Vidas que não pararam, mas que se reduziram; que se tornaram de bolha e "de práticas repetidas em quase todas as famílias". É assim que a jornalista Rita Marrafa de Carvalho descreve aquilo que se poderá ver no seu mais recente documentário, "Um Dia Num Ano de Pandemia", realizado em parceria com o também jornalista Miguel Teixeira, e que põe as pessoas no papel de protagonista.

Espalhadas por todo o País, são pessoas que, continuando ou não a fazer os seus trabalhos, permanecem confinadas e à espera de que tudo passe. Enquanto não passa, readaptam-se.

Prova disso é o facto de a recolha das imagens ter começado a 16 de fevereiro, no Carnaval. "A 15 de fevereiro, pedimos às pessoas, através das nossas redes sociais, que filmassem as rotinas do dia seguinte, mesmo que as achassem desinteressante", até porque, continua, "a vida não tem de ser sempre interessante". Num dos vídeos, via o paradigma dessa readaptação: crianças que não deixaram de festejar o Carnaval, mas em casa.

A SIDA em Portugal. "Havia uma forte culpabilização interna e uma vergonha castradora"
A SIDA em Portugal. "Havia uma forte culpabilização interna e uma vergonha castradora"
Ver artigo

No mesmo apelo, pediu que nada fosse encenado para que o resultado fosse o mais "fiel possível". "Quando há uma câmara intrusiva e um ser externo, com um jornalista ou um documentarista, a realidade que transparece para o ecrã é sempre filtrada. Quando as pessoas se filmam a elas próprias e aos seus, há um relaxamento.
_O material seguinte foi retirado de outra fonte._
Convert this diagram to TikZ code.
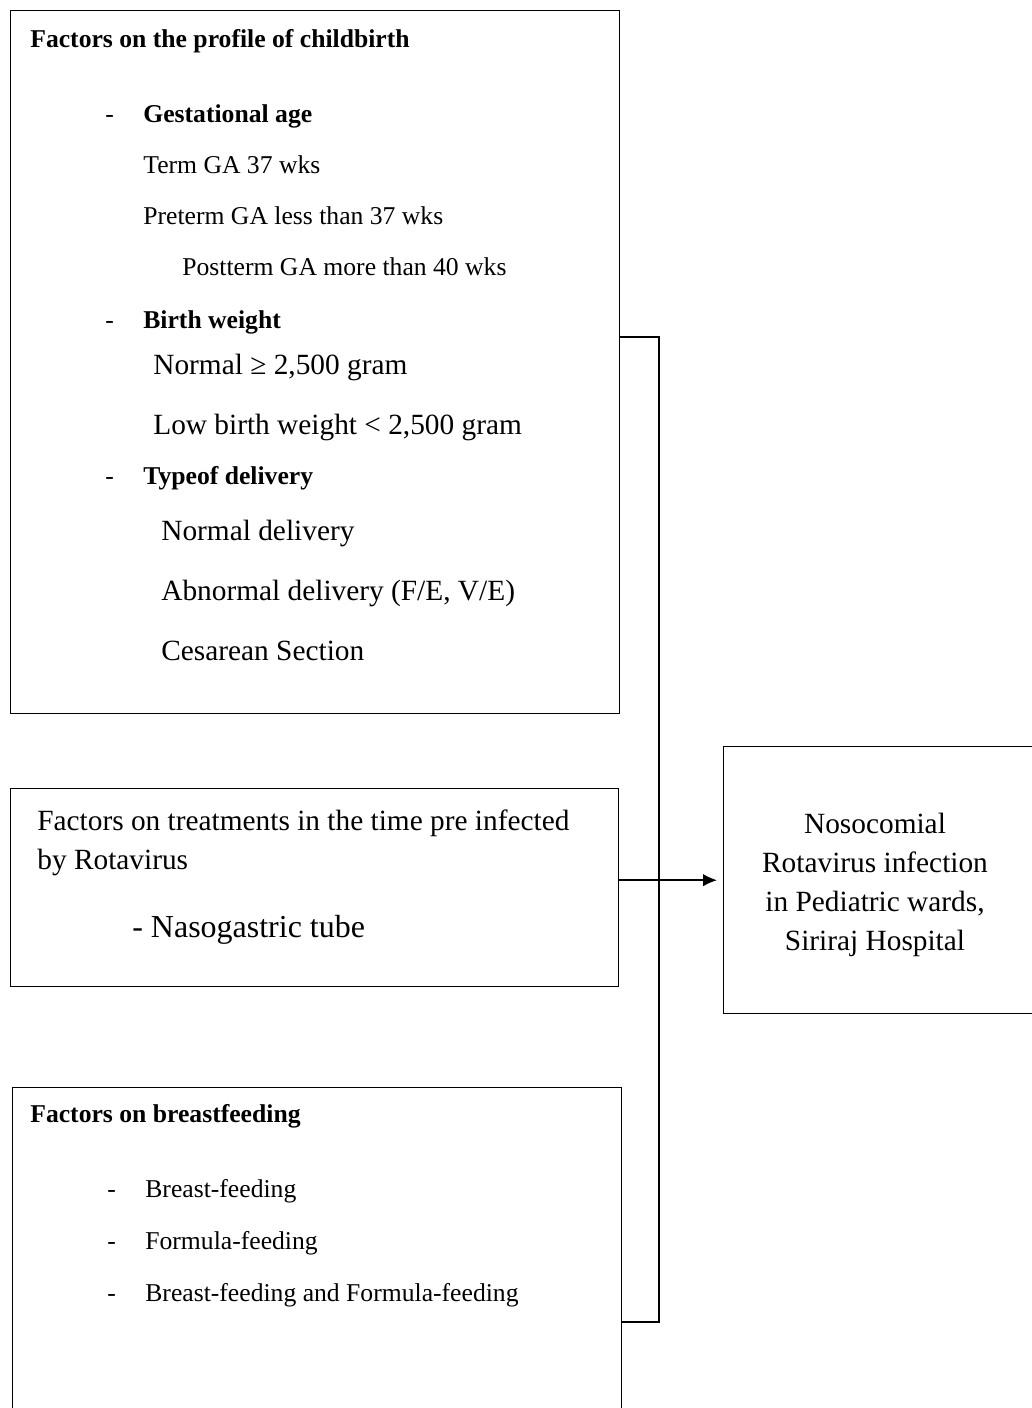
\documentclass[tikz,border=0pt]{standalone}
\usepackage{fontspec}
\setmainfont{Liberation Serif}
\usetikzlibrary{arrows.meta, positioning}

\begin{document}
\begin{tikzpicture}[
        x = 0.02cm, y = -0.02cm,
        >= {Latex[length = 0.28cm, width = 0.25cm]},
        box/.style = {draw, line width = 0.8pt, inner sep = 0pt, anchor = north west},
        small/.style = {inner sep = 0pt, anchor = base west, font = \fontsize{14.6}{17}\selectfont},
        head/.style = {small, font = \fontsize{14.6}{17}\selectfont\bfseries},
        big/.style = {inner sep = 0pt, anchor = base west, font = \fontsize{16.7}{20}\selectfont},
        link/.style = {line width = 0.8pt}
    ]

    \useasboundingbox (0,0) rectangle (1031,1408);

    % the four boxes
    \node[box, minimum width = 12.18cm, minimum height = 14.06cm] (profile) at (10,10) {};
    \node[box, minimum width = 12.16cm, minimum height = 3.96cm] (treat) at (10,788) {};
    \node[box, minimum width = 12.18cm, minimum height = 6.86cm] (feeding) at (12,1087) {};
    \node[box, minimum width = 6.26cm, minimum height = 5.34cm] (outcome) at (723,746) {};

    % profile of childbirth
    \node[head] (profiletitle) at (30,48) {Factors on the profile of childbirth};
    \node[small] (dashga) at (105,123) {-};
    \node[head] (ga) at (143,123) {Gestational age};
    \node[small] (gaterm) at (143,174) {Term GA 37 wks};
    \node[small] (gapre) at (143,225) {Preterm GA less than 37 wks};
    \node[small] (gapost) at (182,276) {Postterm GA more than 40 wks};
    \node[small] (dashbw) at (105,329) {-};
    \node[head] (bw) at (143,329) {Birth weight};
    \node[big] (bwnormal) at (153,375) {Normal ≥ 2,500 gram};
    \node[big] (bwlow) at (153,435) {Low birth weight < 2,500 gram};
    \node[small] (dashdel) at (105,484) {-};
    \node[head] (del) at (143,484) {Typeof delivery};
    \node[big] (delnormal) at (161,540) {Normal delivery};
    \node[big] (delabnormal) at (161,600) {Abnormal delivery (F/E, V/E)};
    \node[big] (delcs) at (161,660) {Cesarean Section};

    % treatments
    \node[big] (treattitle) at (37,830) {Factors on treatments in the time pre infected};
    \node[big] (treattitlecont) at (37,869) {by Rotavirus};
    \node[big, font = \fontsize{18.2}{22}\selectfont] (ngtube) at (132,937) {- Nasogastric tube};

    % breastfeeding
    \node[head] (feedingtitle) at (30,1122) {Factors on breastfeeding};
    \foreach \y/\name/\txt in {1197/bf/Breast-feeding, 1249/ff/Formula-feeding,
                               1301/bfff/Breast-feeding and Formula-feeding} {
        \node[small] (dash\name) at (107,\y) {-};
        \node[small] (\name) at (145,\y) {\txt};
    }

    % outcome
    \node[align = center, font = \fontsize{16.7}{22.2}\selectfont] (outcometext) at (875,885)
        {Nosocomial\\Rotavirus infection\\in Pediatric wards,\\Siriraj Hospital};

    \coordinate (bus) at (659,879);

    \draw[link] ([yshift = -6.54cm]profile.north east) -| (bus)
                |- ([yshift = -4.7cm]feeding.north east);
    \draw[link, ->, shorten >= 0.12cm] (treat.east |- outcome.west) -- (outcome.west);

\end{tikzpicture}
\end{document}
São mais naturais e mais descomprometidas", explica à MAGG.

Essa naturalidade, que assemelha à da vida, era a que lhe interessava captar.

"Recebemos mais de 630 vídeos vindos de pessoas do Norte ao Sul do País, homens, mulheres, jovens, velhos, empregados, desempregados, pessoas que trabalham na agricultura, em cafés, que estão em teletrabalho, músicos... Passámos a ter uma parafernália daquilo que era a vida chata e confinada, através de pessoas que representam vários quadrantes da sociedade portuguesa", refere.

Do resultado final fazem parte 50 minutos cronológicos em que, diz, a linha narrativa é a vida das pessoas, "que por vezes desabafavam para as câmaras e noutras vezes fazem a sua rotina enquanto se filmam."

O novo documentário de Rita Marrafa de Carvalho sobre a vida em suspenso durante o confinamento

Nesse exercício cíclico, há lugares comuns que vão surgindo uma e outra vez, como as janelas de casa e que, com os olhos postos no horizonte das ruas que se mesclam e se cruzam entre si, permitem à imaginação a viagem possível de que ficámos impossibilitados de fazer.

Mas há também relatos das vicissitudes que a vida em pandemia fez imperar, como o testemunho de uma mulher, responsável por um café em Estremoz, que explica que o consumo de café em casa aumentou de tal maneira que deixou de haver o suficiente para abastecer os minimercados.

"Não nos lembramos destas coisas, que não são dramáticas, mas que representam as pequenas mudanças de quotidiano e de práticas devido a um segundo confinamento", que só esta segunda-feira, 15, começou a ser aligeirado.

"As pessoas estão a precisar de se sentir representadas quando olham para a televisão"

"Um Dia Num Ano de Pandemia", diz Rita Marrafa de Carvalho, é um documentário que aborda a pandemia sem que o foco esteja naqueles que a combatem na linha da frente, nem nos doentes que vivem o drama de sentir no corpo uma doença que, sabemos bem, faz estragos. "É uma representação de quem está à espera", reforça, resultando num "exercício sociologicamente curioso porque nos mostra o quão somos bichos de hábitos."

A estreia do documentário está marcada para as 23h45 da próxima terça-feira, 16 de março, na RTP1. E a escolha da data também não foi ao acaso.

Miguel Teixeira
Miguel Teixeira

O propósito, conta, sempre foi que o documentário fosse para o ar na altura em que "nos recordamos de que, há um ano, se lamentava a primeira morte por COVID-19" no País e, com isso, dar aos espectadores aquilo que sente ter vindo a faltar à televisão nacional desde o início da pandemia: identificação.

"As pessoas estão a precisar de se rever e de se sentirem representadas quando olham para a televisão e veem réplicas da realidade. E esse é um lado que tem faltado: o de quem está longe no combate na área da saúde, mas cuja vida, à semelhança de tantos outros, também foi profundamente alterada."